2. Sufficient size to take the machine and everything else - Ideally 2m long (I guess) and 80cm width (could be a touch more or less tbf).

3. Height of the work surface - my kitchen island is 90cm high and seems a good height. Most tables I'm finding are not approaching this height.

4. As transportable as possible. EIther folding or put together somehow.

Ideally as cheap as possible  , though if there is an ideal solution I could keep it in mind until I had more cash flow.

Currently I'm a little limited in space to transport things but I will likely add a van or similar. Still I'd like it to be relatively small and easy to transport, as I have to set it up each time and normally it's for a day or less each time.

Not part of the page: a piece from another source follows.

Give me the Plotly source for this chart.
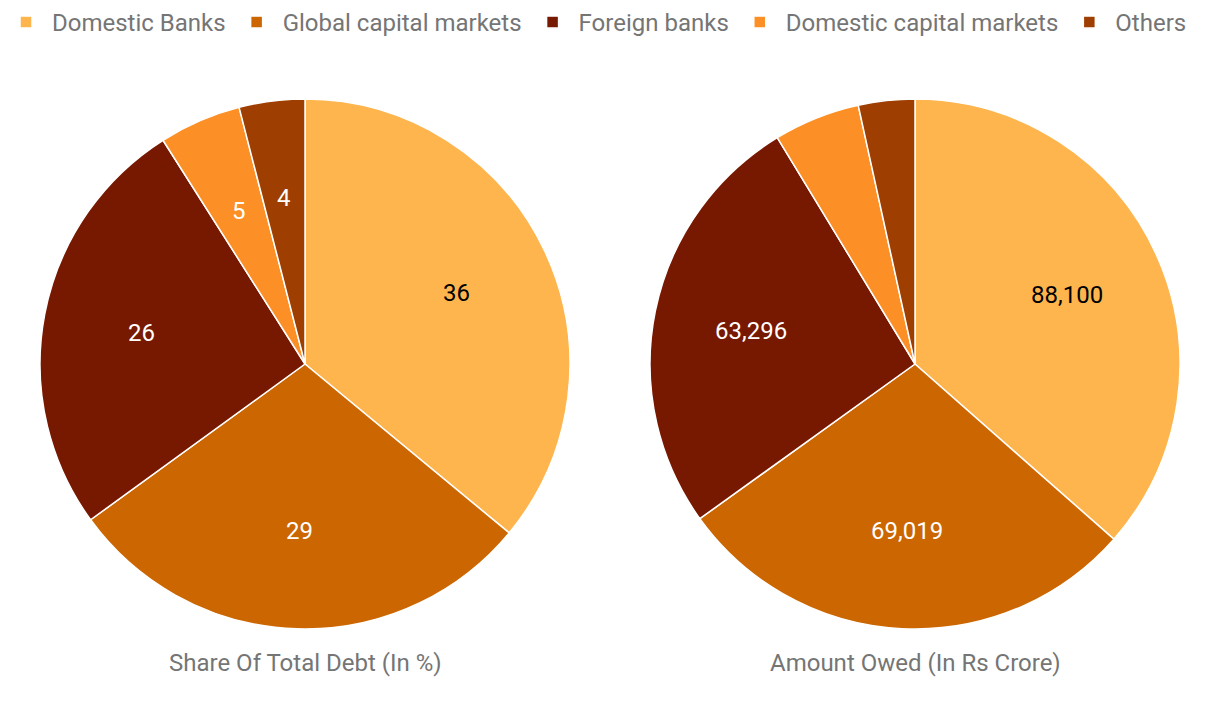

I wondered if anybody had any good suggestions or ideas before I just went ahead and bought a fairly nondescript foldable heavy duty table...I have a cover made out of coffee bags, so if I went that way it helps hide the genericness a little but still thought I'd ask.


----------



## ashcroc (Oct 28, 2016)

One of the pubs I used to work in had a couple of folding bars for events etc. It was basically 3 hindged sides with a drop down shelf for support & a bar top with a lip that sat on top & got of bolted onto the sides. Being custom built (think it was ply but MDF may work if sealed) it was the perfext height to serve drinks.


----------



## joey24dirt (Jan 28, 2017)

I have one of these...









Really strong but unfortunately doesn't fold.


----------



## MildredM (Feb 13, 2017)

> Ideally as cheap as possible  , though if there is an ideal solution I could keep it in mind until I had more cash flow.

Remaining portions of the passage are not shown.